As far as player investment goes, expectations among the fans have rightly risen, as at last we are in a position to spend comparable amounts to those who we would wish were our closest rivals in the division. Unfortunately in the modern social media age, patience is not so much a virtue as a species on the verge of extinction.

I would remind the more impatient in the fanbase that it will take at least three close seasons of constant spending before we are capable of challenging for the top 6 on a consistent basis. It took both Chelsea and Man City at least that long, and our lovely neighbours have spent shedloads every close season for donkeys years and are still a way off from being title challengers.

Let's just get this nightmare season over, and take it from there, hopefully with a new young and ambitious manager at the helm, and Moshiri in complete control. What could go wrong? ;)

Eric Myles
22 Posted 28/02/2018 at 16:37:42
Ernie (#18), it was Moyes that understood the basics of running a football club and did more with less when he was here.
James Flynn
23 Posted 28/02/2018 at 23:22:00
Brian (19) – "Let's hope me and thousands of others have got it totally wrong about Pantomime Boy and he is just misunderstood."

I'm responding assuming "Pantomime Boy" is Moshiri. (Not sure why he'd be called that.)

Misunderstood in what way by you and your thousands? My view is that he had to give someone authority on player moves for all the reasons I listed above. He was working on, and has done, settling Club finance and getting the ball rolling on a new stadium. I'm happy with those dealings, so far.

"For a moment, imagine them shysters and how would they handle our glorious failures in transfers and ambition? Would they stand for it?"

Again I'm guessing, "them shysters" is the RS? Everton is not in their position. Despite not winning the league in forever, they have fielded many first-rate sides along the way; in recent years the Gerrard-led Champions League winners, the Suarez-led crew and Klopp's current one. Moyes did lead us to finishing above them in the Table a couple times. That's it.

"Would they stand for it?" Given their track record, it appears they wouldn't. What does that have to do with Evertonians' view of Everton?

"Anyway despite Moshiri's mad comments, I'm sure you're at least half-right and he wont get his and our fingers burned... yet again."

Fingers crossed, brother. I'm taking the view that Moshiri is savvy enough to realize throwing his money away based on Kenwright et al's opinions isn't working.

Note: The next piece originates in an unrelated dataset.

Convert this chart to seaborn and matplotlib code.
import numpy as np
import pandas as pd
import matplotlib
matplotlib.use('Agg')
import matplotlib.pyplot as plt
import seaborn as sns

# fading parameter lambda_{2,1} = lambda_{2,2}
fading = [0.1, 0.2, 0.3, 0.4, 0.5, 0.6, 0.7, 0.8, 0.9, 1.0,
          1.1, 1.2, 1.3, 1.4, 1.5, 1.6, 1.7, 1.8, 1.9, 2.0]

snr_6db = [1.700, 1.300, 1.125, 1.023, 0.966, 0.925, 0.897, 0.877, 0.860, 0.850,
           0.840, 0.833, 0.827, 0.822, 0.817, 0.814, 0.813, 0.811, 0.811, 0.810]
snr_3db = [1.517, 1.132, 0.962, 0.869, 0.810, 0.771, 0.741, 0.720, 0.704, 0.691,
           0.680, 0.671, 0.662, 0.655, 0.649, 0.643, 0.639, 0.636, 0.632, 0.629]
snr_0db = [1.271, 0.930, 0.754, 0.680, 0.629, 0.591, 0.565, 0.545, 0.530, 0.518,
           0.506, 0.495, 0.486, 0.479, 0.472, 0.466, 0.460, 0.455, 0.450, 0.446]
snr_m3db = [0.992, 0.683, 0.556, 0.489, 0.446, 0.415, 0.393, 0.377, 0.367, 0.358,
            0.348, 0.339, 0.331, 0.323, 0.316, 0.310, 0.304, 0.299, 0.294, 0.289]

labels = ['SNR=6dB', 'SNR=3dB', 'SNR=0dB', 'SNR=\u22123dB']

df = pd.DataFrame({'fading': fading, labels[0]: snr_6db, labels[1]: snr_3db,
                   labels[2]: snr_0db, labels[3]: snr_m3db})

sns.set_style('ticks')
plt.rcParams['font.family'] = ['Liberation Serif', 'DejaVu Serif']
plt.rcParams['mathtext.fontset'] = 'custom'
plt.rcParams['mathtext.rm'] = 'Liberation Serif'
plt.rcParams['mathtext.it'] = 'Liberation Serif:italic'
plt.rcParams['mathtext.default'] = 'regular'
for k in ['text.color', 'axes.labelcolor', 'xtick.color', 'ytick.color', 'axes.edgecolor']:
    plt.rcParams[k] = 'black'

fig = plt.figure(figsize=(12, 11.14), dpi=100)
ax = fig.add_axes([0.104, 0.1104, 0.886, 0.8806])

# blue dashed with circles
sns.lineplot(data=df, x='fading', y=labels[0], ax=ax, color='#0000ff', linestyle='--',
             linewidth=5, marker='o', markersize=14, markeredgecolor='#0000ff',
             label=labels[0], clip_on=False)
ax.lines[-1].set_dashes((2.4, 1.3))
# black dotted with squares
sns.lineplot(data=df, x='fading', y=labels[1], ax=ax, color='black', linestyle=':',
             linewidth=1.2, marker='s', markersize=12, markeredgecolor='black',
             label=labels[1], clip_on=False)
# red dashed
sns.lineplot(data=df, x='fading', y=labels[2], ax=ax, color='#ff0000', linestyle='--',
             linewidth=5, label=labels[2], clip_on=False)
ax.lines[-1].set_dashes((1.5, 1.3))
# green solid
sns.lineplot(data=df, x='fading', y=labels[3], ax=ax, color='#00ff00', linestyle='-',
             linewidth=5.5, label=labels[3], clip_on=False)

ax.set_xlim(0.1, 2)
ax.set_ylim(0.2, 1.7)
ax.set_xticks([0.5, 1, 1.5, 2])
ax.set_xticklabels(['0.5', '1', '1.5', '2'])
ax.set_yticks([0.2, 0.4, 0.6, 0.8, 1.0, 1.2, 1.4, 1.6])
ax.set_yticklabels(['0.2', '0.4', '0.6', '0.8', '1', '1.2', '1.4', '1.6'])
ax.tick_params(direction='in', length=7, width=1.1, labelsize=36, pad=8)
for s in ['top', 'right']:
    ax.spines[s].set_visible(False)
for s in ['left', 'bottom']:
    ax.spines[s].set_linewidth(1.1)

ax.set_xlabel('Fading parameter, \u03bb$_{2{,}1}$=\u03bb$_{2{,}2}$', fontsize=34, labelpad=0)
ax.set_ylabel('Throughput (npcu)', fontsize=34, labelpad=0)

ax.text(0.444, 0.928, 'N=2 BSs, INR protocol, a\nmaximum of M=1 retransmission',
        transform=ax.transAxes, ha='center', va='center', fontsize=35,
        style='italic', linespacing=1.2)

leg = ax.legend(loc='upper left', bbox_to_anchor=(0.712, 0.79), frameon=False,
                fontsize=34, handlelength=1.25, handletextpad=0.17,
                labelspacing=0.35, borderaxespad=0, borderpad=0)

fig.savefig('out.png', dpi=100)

"Here's to Eddie's Blue and White army."

No! Fuck no! Eddie Howe?

"Or Fonseca" Yes, all day. Let's try giving a proven winner, Paulo, a go for a change.

Eric Myles
24 Posted 01/03/2018 at 05:33:03
James (#23), surely Pantomime Boy would refer to the theatre impresario on our board who has overseen the pantomime that EFC has become over the last 12+ years?
James Flynn
26 Posted 01/03/2018 at 16:04:24
Eric (#24) – Okay, thanks. Then the description "Pantomime Boy" makes sense.
Tony Abrahams
44 Posted 01/03/2018 at 17:17:16
Good article, Rodger. I would also agree that we are rudderless at the minute, and after reading Lawrence's link @15, I just hope Farhad Moshiri has got some very big decisions to make very soon.

I think Moshiri, has done a lot of very good things since he acquired Everton, but he's not without fault considering some of the people Everton continue to employ.

I heard that he acquired a lot of his wealth both through good fortune and also being very good at his job, and this is what Everton need more than anything right now.

We need to employ better people, both on and off the pitch. Players and a manager who are driven to succeed, and people who understand how to run a very successful football club, in the background. It's not easy, it never is, but if a fool and his money are not to be easily parted, then this is Moshiri's biggest challenge.